C'est finalement lorsqu'il rencontre une autre partenaire, après s'être séparé de son épouse, que son éjaculation précoce disparaît. Fabrice se met ensuite sur des applications de rencontres et fréquente d'autres femmes. C'est à ce moment qu'il pose ce constat: "Beaucoup de ces femmes me racontaient que leur ex-mari souffrait d'éjaculation précoce ou de troubles de l'érection. En réalité, ces problèmes sont plus fréquents qu'on le pense. Mais personne n'en parle."
La tête avant tout
Pour définir si un homme souffre d'éjaculation précoce, quatre symptômes doivent se conjuguer: le manque de contrôle de l'éjaculation, le mécontentement face à une éjaculation vue comme trop rapide, l'éjaculation qui intervient moins d'une minute après la pénétration et l'homme qui est submergé d'émotions négatives après avoir éjaculé.
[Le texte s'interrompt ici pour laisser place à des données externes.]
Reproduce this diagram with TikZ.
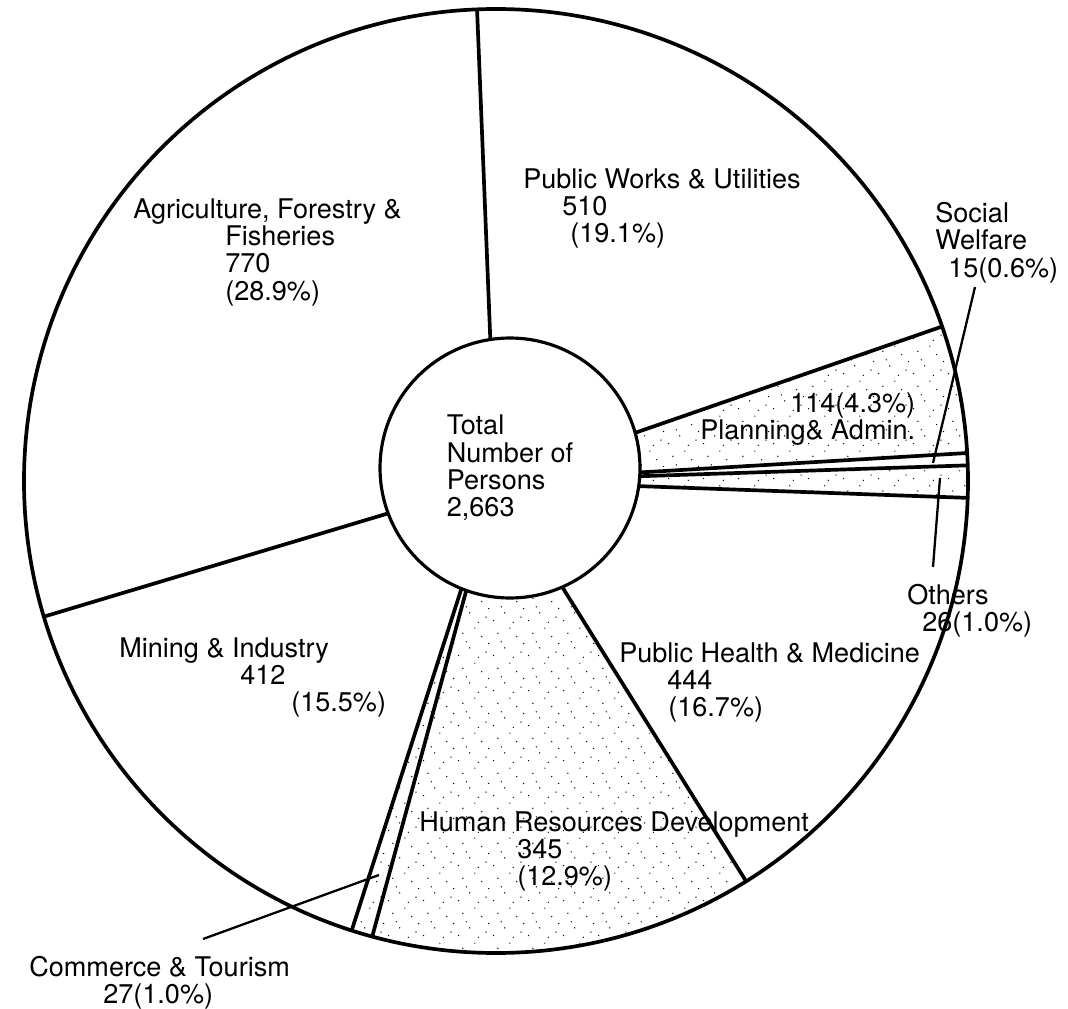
\documentclass[tikz,border=0pt]{standalone}
\usepackage{fontspec}
\setmainfont{TeX Gyre Heros}
\definecolor{InkColor}{RGB}{0,0,0}
\usetikzlibrary{patterns}
\pgfdeclarepatternformonly{stipple}{\pgfqpoint{0pt}{0pt}}{\pgfqpoint{20pt}{20pt}}{\pgfqpoint{20pt}{20pt}}{%
  \pgfpathcircle{\pgfqpoint{1.5pt}{2pt}}{0.4pt}
  \pgfpathcircle{\pgfqpoint{8pt}{6.5pt}}{0.4pt}
  \pgfpathcircle{\pgfqpoint{15pt}{13pt}}{0.4pt}
  \pgfpathcircle{\pgfqpoint{4pt}{15pt}}{0.4pt}
  \pgfpathcircle{\pgfqpoint{17.5pt}{4pt}}{0.4pt}
  \pgfpathcircle{\pgfqpoint{11pt}{18pt}}{0.4pt}
  \pgfpathcircle{\pgfqpoint{13pt}{1pt}}{0.4pt}
  \pgfpathcircle{\pgfqpoint{6pt}{10pt}}{0.4pt}
  \pgfpathcircle{\pgfqpoint{19pt}{9pt}}{0.4pt}
  \pgfusepath{fill}}
\tikzstyle{spoke} = [line width=2.1pt, InkColor]
\tikzstyle{rim} = [line width=2.1pt, InkColor]
\tikzstyle{leader} = [line width=1.3pt, InkColor]
\tikzstyle{shaded} = [pattern=stipple, pattern color=InkColor]
\tikzstyle{hub} = [circle, minimum size=5.2cm, draw=InkColor, line width=1.8pt, fill=white, align=left, inner sep=0pt]
\tikzstyle{slicetext} = [anchor=north west, align=left, inner sep=0pt]

\begin{document}
\begin{tikzpicture}[x=0.02cm, y=0.02cm, font=\fontsize{15.4}{15.6}\selectfont]
            \useasboundingbox (-496,-527) rectangle (572,481);
            % Shaded slices
            \fill[shaded] (0,0) -- (19.1:472) arc[start angle=19.1, end angle=3.4, radius=472] -- cycle;
            \fill[shaded] (0,0) -- (1.9:472) arc[start angle=1.9, end angle=-2.05, radius=472] -- cycle;
            \fill[shaded] (0,0) -- (-58:472) arc[start angle=-58, end angle=-107.8, radius=472] -- cycle;

            % Spokes and rim
            \foreach \a in {92.3, 19.1, 3.4, 1.9, -2.05, -58, -105.2, -107.8, 196.7}
                \draw[spoke] (0,0) -- (\a:472);
            \draw[rim] (0,0) circle[radius=472];

            % Centre
            \node[hub] (hub) at (14,13) {Total\\Number of\\Persons\\2,663};

            % Slice labels
            \node[slicetext] (works) at (27,313) {Public Works \& Utilities\\\hspace*{0.78cm}510\\\hspace*{0.94cm}(19.1\%)};
            \node[slicetext] (agri) at (-363,283) {Agriculture, Forestry \&\\\hspace*{1.84cm}Fisheries\\\hspace*{1.84cm}770\\\hspace*{1.84cm}(28.9\%)};
            \node[slicetext] (welfare) at (439,279) {Social\\Welfare\\\hspace*{0.26cm}15(0.6\%)};
            \node[slicetext] (planning) at (204,89) {\hspace*{1.8cm}114(4.3\%)\\Planning\& Admin.};
            \node[slicetext] (others) at (411,-103) {Others\\\hspace*{0.3cm}26(1.0\%)};
            \node[slicetext] (health) at (123,-161) {Public Health \& Medicine\\\hspace*{0.96cm}444\\\hspace*{0.98cm}(16.7\%)};
            \node[slicetext] (mining) at (-377,-156) {Mining \& Industry\\\hspace*{2.42cm}412\\\hspace*{3.44cm}(15.5\%)};
            \node[slicetext] (human) at (-77,-330) {Human Resources Development\\\hspace*{1.96cm}345\\\hspace*{1.96cm}(12.9\%)};
            \node[slicetext] (commerce) at (-467,-475) {Commerce \& Tourism\\\hspace*{1.48cm}27(1.0\%)};

            % Leaders
            \coordinate (welfaretip) at (479,194);
            \coordinate (welfarefoot) at (437,18);
            \draw[leader] (welfaretip) -- (welfarefoot);
            \coordinate (otherstip) at (444,3);
            \coordinate (othersfoot) at (437,-86);
            \draw[leader] (otherstip) -- (othersfoot);
            \coordinate (commercetip) at (-117,-394);
            \coordinate (commercefoot) at (-293,-458);
            \draw[leader] (commercetip) -- (commercefoot);
        \end{tikzpicture}
\end{document}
Il existe deux types d'éjaculation précoce. La primaire qui est là depuis le début de la vie sexuelle d'un homme. Et la secondaire qui peut arriver à presque n'importe quel moment.
Dans son cabinet à Villars-sur-Glâne, la sexologue Nicole Dubois reçoit beaucoup d'hommes qui souffrent d'éjaculation précoce. Elle explique: "Ces hommes sont excités, ils bandent et éjaculent sans comprendre ce qui leur arrive. Dans les exercices proposés, il faut leur faire prendre conscience de leur corps. Ils doivent tenter de faire des vagues dans leur excitation."
Pour Nicole Dubois, la société est en partie responsable de l'omerta qui pèse sur ce sujet. "On est dans une société extrêmement normative qui nous impose ce qui est perçu comme une bonne ou une mauvaise sexualité. La pornographie par exemple enjoint les hommes à faire jouir les femmes par la pénétration."
Mais des solutions existent. Il y par exemple des sexothérapies, qui mêlent des aspects psychologiques et organiques, une prise de conscience du corps; il y aussi des préservatifs lubrifiés avec un anesthésiant qui retarde l'éjaculation; un médicament aussi peut être prescrit.